▸ **What the exercise asks**
Reproduce every line of the material below, but drop the pictures.

▸ **Data provided**

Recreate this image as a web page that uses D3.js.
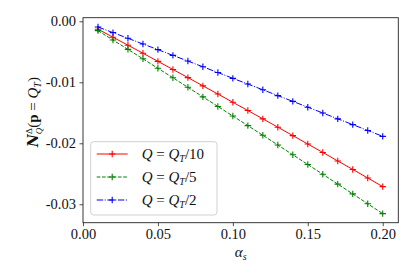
<!DOCTYPE html>
<html><head><meta charset="utf-8">
<script src="https://cdn.jsdelivr.net/npm/d3@7"></script>
<style>body{margin:0;background:#fff}svg{display:block}text{font-family:"Liberation Serif","DejaVu Serif",serif}</style>
</head><body><svg id="c" width="415" height="277"></svg>
<script>
const alphaS = [0.01,0.02,0.03,0.04,0.05,0.06,0.07,0.08,0.09,0.10,0.11,0.12,0.13,0.14,0.15,0.16,0.17,0.18,0.19,0.20];
const qT10 = [-0.00130,-0.00261,-0.00392,-0.00524,-0.00657,-0.00790,-0.00923,-0.01058,-0.01192,-0.01328,-0.01463,-0.01600,-0.01736,-0.01874,-0.02012,-0.02150,-0.02290,-0.02429,-0.02569,-0.02710];
const qT5 = [-0.00153,-0.00307,-0.00461,-0.00615,-0.00771,-0.00926,-0.01082,-0.01239,-0.01396,-0.01553,-0.01711,-0.01869,-0.02028,-0.02188,-0.02348,-0.02508,-0.02669,-0.02830,-0.02992,-0.03154];
const qT2 = [-0.00093,-0.00186,-0.00279,-0.00372,-0.00465,-0.00559,-0.00652,-0.00746,-0.00840,-0.00935,-0.01029,-0.01123,-0.01218,-0.01313,-0.01408,-0.01503,-0.01599,-0.01694,-0.01790,-0.01886];
const xTicks = [0.00,0.05,0.10,0.15,0.20];
const yTicks = [0.00,-0.01,-0.02,-0.03];
const yTickLabels = ["0.00","-0.01","-0.02","-0.03"];
const seriesNames = ["10","5","2"];
const seriesColors = ["#ff0000","#008000","#0000ff"];
const seriesDash = ["none","3.7,1.6","6.4,1.6,1,1.6"];

const svg = d3.select("#c");
const L=83, R=398.3, T=17.7, B=222.7;
const x = d3.scaleLinear().domain([0,0.2104]).range([L,R]);
const y = d3.scaleLinear().domain([-0.03302,0.00059]).range([B,T]);

const series = [qT10,qT5,qT2];
const line = d3.line().x((d,i)=>x(alphaS[i])).y(d=>y(d));
series.forEach((s,k)=>{
  svg.append("path").attr("d",line(s)).attr("fill","none")
    .attr("stroke",seriesColors[k]).attr("stroke-width",1)
    .attr("stroke-dasharray",seriesDash[k]);
  const g = svg.append("g");
  s.forEach((v,i)=>{
    const cx=x(alphaS[i]), cy=y(v);
    g.append("path").attr("d",`M${cx-3.2},${cy}H${cx+3.2}M${cx},${cy-3.2}V${cy+3.2}`)
      .attr("stroke",seriesColors[k]).attr("stroke-width",1.1);
  });
});

// frame
svg.append("rect").attr("x",L).attr("y",T).attr("width",R-L).attr("height",B-T)
  .attr("fill","none").attr("stroke","#222").attr("stroke-width",0.9);

const fmt = d3.format(".2f");
const xa = svg.append("g").attr("transform",`translate(0,${B})`)
  .call(d3.axisBottom(x).tickValues(xTicks).tickFormat(fmt).tickSize(3.5).tickPadding(3));
const ya = svg.append("g").attr("transform",`translate(${L},0)`)
  .call(d3.axisLeft(y).tickValues(yTicks).tickFormat((d,i)=>yTickLabels[i]).tickSize(3.5).tickPadding(3.5));
[xa,ya].forEach(a=>{
  a.select(".domain").remove();
  a.selectAll("line").attr("stroke","#222").attr("stroke-width",0.8);
  a.selectAll("text").attr("font-size",14.5).attr("fill","#111")
   .style("font-family",'"Liberation Serif",serif');
});

// x label
svg.append("text").attr("x",(L+R)/2).attr("y",257).attr("text-anchor","middle")
  .attr("font-size",15).attr("fill","#111")
  .html('<tspan font-style="italic">α</tspan><tspan font-style="italic" font-size="10" dy="3">s</tspan>');

// y label
svg.append("text").attr("transform","translate(38,112) rotate(-90)").attr("text-anchor","middle")
  .attr("font-size",15).attr("fill","#111")
  .html('<tspan font-style="italic" font-weight="bold" style="font-family:\'DejaVu Serif\',serif" font-size="14">N</tspan><tspan font-size="9" dy="-6">Δ</tspan><tspan font-size="9" font-style="italic" dx="-6" dy="10">Q</tspan><tspan dy="-4">(</tspan><tspan font-weight="bold">p</tspan><tspan> = </tspan><tspan font-style="italic">Q</tspan><tspan font-style="italic" font-size="10" dy="3">T</tspan><tspan dy="-3">)</tspan>');

// legend
const lg = svg.append("g");
lg.append("rect").attr("x",90.7).attr("y",141.7).attr("width",126.3).attr("height",73.3)
  .attr("rx",3).attr("fill","#fff").attr("fill-opacity",0.85).attr("stroke","#ccc").attr("stroke-width",0.9);
const rows=[154,177,200];
seriesNames.forEach((n,k)=>{
  const yy=rows[k];
  lg.append("line").attr("x1",96.7).attr("x2",127.7).attr("y1",yy).attr("y2",yy)
    .attr("stroke",seriesColors[k]).attr("stroke-width",1).attr("stroke-dasharray",seriesDash[k]);
  lg.append("path").attr("d",`M${112.2-3.2},${yy}H${112.2+3.2}M112.2,${yy-3.2}V${yy+3.2}`)
    .attr("stroke",seriesColors[k]).attr("stroke-width",1.1);
  lg.append("text").attr("x",141.7).attr("y",yy+5).attr("font-size",15).attr("fill","#111")
    .html(`<tspan font-style="italic">Q</tspan><tspan> = </tspan><tspan font-style="italic">Q</tspan><tspan font-style="italic" font-size="10" dy="3">T</tspan><tspan dy="-3">/${n}</tspan>`);
});
</script></body></html>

▸ **Output for this task**
Recreate this image as a web page that uses D3.js.
<!DOCTYPE html>
<html><head><meta charset="utf-8">
<script src="https://cdn.jsdelivr.net/npm/d3@7"></script>
<style>body{margin:0;background:#fff}svg{display:block}text{font-family:"Liberation Serif","DejaVu Serif",serif}</style>
</head><body><svg id="c" width="415" height="277"></svg>
<script>
const alphaS = [0.01,0.02,0.03,0.04,0.05,0.06,0.07,0.08,0.09,0.10,0.11,0.12,0.13,0.14,0.15,0.16,0.17,0.18,0.19,0.20];
const qT10 = [-0.00130,-0.00261,-0.00392,-0.00524,-0.00657,-0.00790,-0.00923,-0.01058,-0.01192,-0.01328,-0.01463,-0.01600,-0.01736,-0.01874,-0.02012,-0.02150,-0.02290,-0.02429,-0.02569,-0.02710];
const qT5 = [-0.00153,-0.00307,-0.00461,-0.00615,-0.00771,-0.00926,-0.01082,-0.01239,-0.01396,-0.01553,-0.01711,-0.01869,-0.02028,-0.02188,-0.02348,-0.02508,-0.02669,-0.02830,-0.02992,-0.03154];
const qT2 = [-0.00093,-0.00186,-0.00279,-0.00372,-0.00465,-0.00559,-0.00652,-0.00746,-0.00840,-0.00935,-0.01029,-0.01123,-0.01218,-0.01313,-0.01408,-0.01503,-0.01599,-0.01694,-0.01790,-0.01886];
const xTicks = [0.00,0.05,0.10,0.15,0.20];
const yTicks = [0.00,-0.01,-0.02,-0.03];
const yTickLabels = ["0.00","-0.01","-0.02","-0.03"];
const seriesNames = ["10","5","2"];
const seriesColors = ["#ff0000","#008000","#0000ff"];
const seriesDash = ["none","3.7,1.6","6.4,1.6,1,1.6"];

const svg = d3.select("#c");
const L=83, R=398.3, T=17.7, B=222.7;
const x = d3.scaleLinear().domain([0,0.2104]).range([L,R]);
const y = d3.scaleLinear().domain([-0.03302,0.00059]).range([B,T]);

const series = [qT10,qT5,qT2];
const line = d3.line().x((d,i)=>x(alphaS[i])).y(d=>y(d));
series.forEach((s,k)=>{
  svg.append("path").attr("d",line(s)).attr("fill","none")
    .attr("stroke",seriesColors[k]).attr("stroke-width",1)
    .attr("stroke-dasharray",seriesDash[k]);
  const g = svg.append("g");
  s.forEach((v,i)=>{
    const cx=x(alphaS[i]), cy=y(v);
    g.append("path").attr("d",`M${cx-3.2},${cy}H${cx+3.2}M${cx},${cy-3.2}V${cy+3.2}`)
      .attr("stroke",seriesColors[k]).attr("stroke-width",1.1);
  });
});

// frame
svg.append("rect").attr("x",L).attr("y",T).attr("width",R-L).attr("height",B-T)
  .attr("fill","none").attr("stroke","#222").attr("stroke-width",0.9);

const fmt = d3.format(".2f");
const xa = svg.append("g").attr("transform",`translate(0,${B})`)
  .call(d3.axisBottom(x).tickValues(xTicks).tickFormat(fmt).tickSize(3.5).tickPadding(3));
const ya = svg.append("g").attr("transform",`translate(${L},0)`)
  .call(d3.axisLeft(y).tickValues(yTicks).tickFormat((d,i)=>yTickLabels[i]).tickSize(3.5).tickPadding(3.5));
[xa,ya].forEach(a=>{
  a.select(".domain").remove();
  a.selectAll("line").attr("stroke","#222").attr("stroke-width",0.8);
  a.selectAll("text").attr("font-size",14.5).attr("fill","#111")
   .style("font-family",'"Liberation Serif",serif');
});

// x label
svg.append("text").attr("x",(L+R)/2).attr("y",257).attr("text-anchor","middle")
  .attr("font-size",15).attr("fill","#111")
  .html('<tspan font-style="italic">α</tspan><tspan font-style="italic" font-size="10" dy="3">s</tspan>');

// y label
svg.append("text").attr("transform","translate(38,112) rotate(-90)").attr("text-anchor","middle")
  .attr("font-size",15).attr("fill","#111")
  .html('<tspan font-style="italic" font-weight="bold" style="font-family:\'DejaVu Serif\',serif" font-size="14">N</tspan><tspan font-size="9" dy="-6">Δ</tspan><tspan font-size="9" font-style="italic" dx="-6" dy="10">Q</tspan><tspan dy="-4">(</tspan><tspan font-weight="bold">p</tspan><tspan> = </tspan><tspan font-style="italic">Q</tspan><tspan font-style="italic" font-size="10" dy="3">T</tspan><tspan dy="-3">)</tspan>');

// legend
const lg = svg.append("g");
lg.append("rect").attr("x",90.7).attr("y",141.7).attr("width",126.3).attr("height",73.3)
  .attr("rx",3).attr("fill","#fff").attr("fill-opacity",0.85).attr("stroke","#ccc").attr("stroke-width",0.9);
const rows=[154,177,200];
seriesNames.forEach((n,k)=>{
  const yy=rows[k];
  lg.append("line").attr("x1",96.7).attr("x2",127.7).attr("y1",yy).attr("y2",yy)
    .attr("stroke",seriesColors[k]).attr("stroke-width",1).attr("stroke-dasharray",seriesDash[k]);
  lg.append("path").attr("d",`M${112.2-3.2},${yy}H${112.2+3.2}M112.2,${yy-3.2}V${yy+3.2}`)
    .attr("stroke",seriesColors[k]).attr("stroke-width",1.1);
  lg.append("text").attr("x",141.7).attr("y",yy+5).attr("font-size",15).attr("fill","#111")
    .html(`<tspan font-style="italic">Q</tspan><tspan> = </tspan><tspan font-style="italic">Q</tspan><tspan font-style="italic" font-size="10" dy="3">T</tspan><tspan dy="-3">/${n}</tspan>`);
});
</script></body></html>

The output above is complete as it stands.